And the best illustration that Lewis brings up with is he thinks that he's, he's, uh, he uses the illustration of a woman using a makeup mirror. See, he says, here's a woman and she wants to, she's making herself up and she's in her apartment and it's say early in the morning and the sun's not really up yet. And she's in the apartment and the lights are on, but she knows that what looks good in here would not look good under the light of the full sun.

So what she does is she buys a makeup mirror. Now, this is my theory. I haven't any, you know, firsthand experience with this. The theory behind the makeup mirror is you turn that thing up and you create almost an artificial environment in the little apartment. You create the simulation of the sun. Why? So you can dress yourself for the light that is to come. You could dress yourself in such a way that is fine for the apartment, but you know that any minute the sun will be up.

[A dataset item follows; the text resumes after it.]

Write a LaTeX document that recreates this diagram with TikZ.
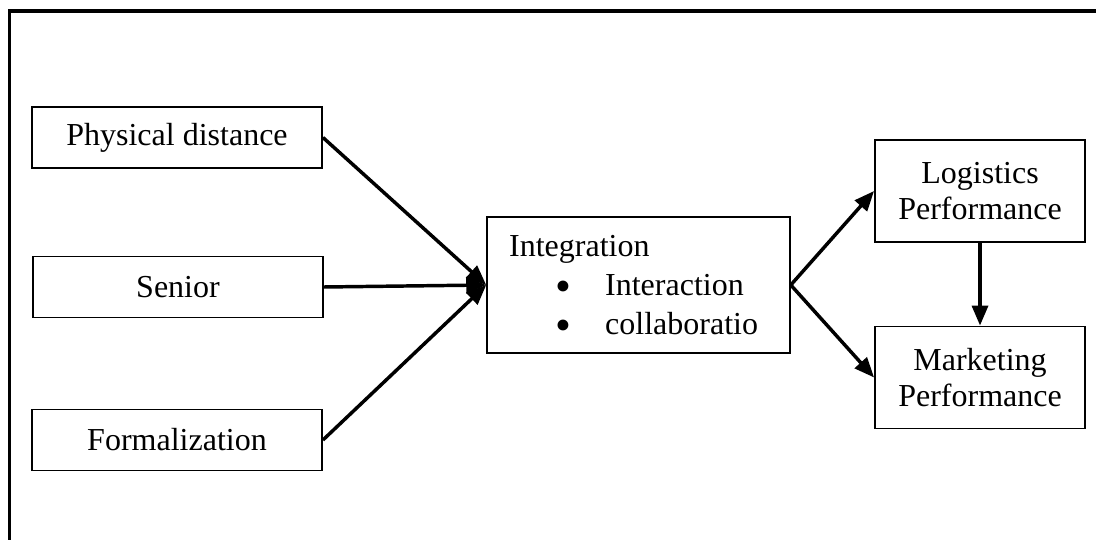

And what Paul is saying here, when he says put on the hope of salvation, he means you need to live on the one hand with the purity, but on the other hand, with the hope and the urgency of knowing that any minute that irresistible light could come crashing through the ceiling. I tell you, friends, someday it will. That's the linear view of history.

See, the cyclical view of history says it goes on and on and on and on. The Christians have a completely different approach. They have a linear view of history. That means that any minute this could be the last act. The curtain could come crashing down. That irresistible light will someday, of God's glory, will someday come crashing through the ceiling of time and space in solid blocks of intolerable edge and weight. And it will reveal everything.

And if you have been living for yourself, whether you be a king or a president, whether you have a monument in Central Park for you, under that solid light of intolerable edge and weight, it will all look like froth. It will all go to fizz. And anything that you have been doing, loving God and your neighbor in the name of Christ, will suddenly be revealed. Things that were always obscure will suddenly be revealed in that light. And so you want to dress as if that light could come any moment. You ought to dress...

Not only that, you dress, I said, that's with the purity of it. But to put on the hope of salvation also means to dress with the hope of it. Look, what is the hope of salvation? What is the glory that Paul talks about? Well, one thing is that Paul talks about the glory of we're going to get new bodies. There's a lot of people that think that Christians have a negative view of the body.

Some people have told me, of course Christians have a negative view of the body. Look at their attitude towards sex. They say you can only have sex in marriage with one person. What a negative attitude. You think sex is dirty. Makes no sense to me. I mean, you know, here's the Ming vases in the Met. Why don't we let people check them out every night? Why can't people check out priceless Ming vases the way they check out books out of the library? Because we think they're dirty?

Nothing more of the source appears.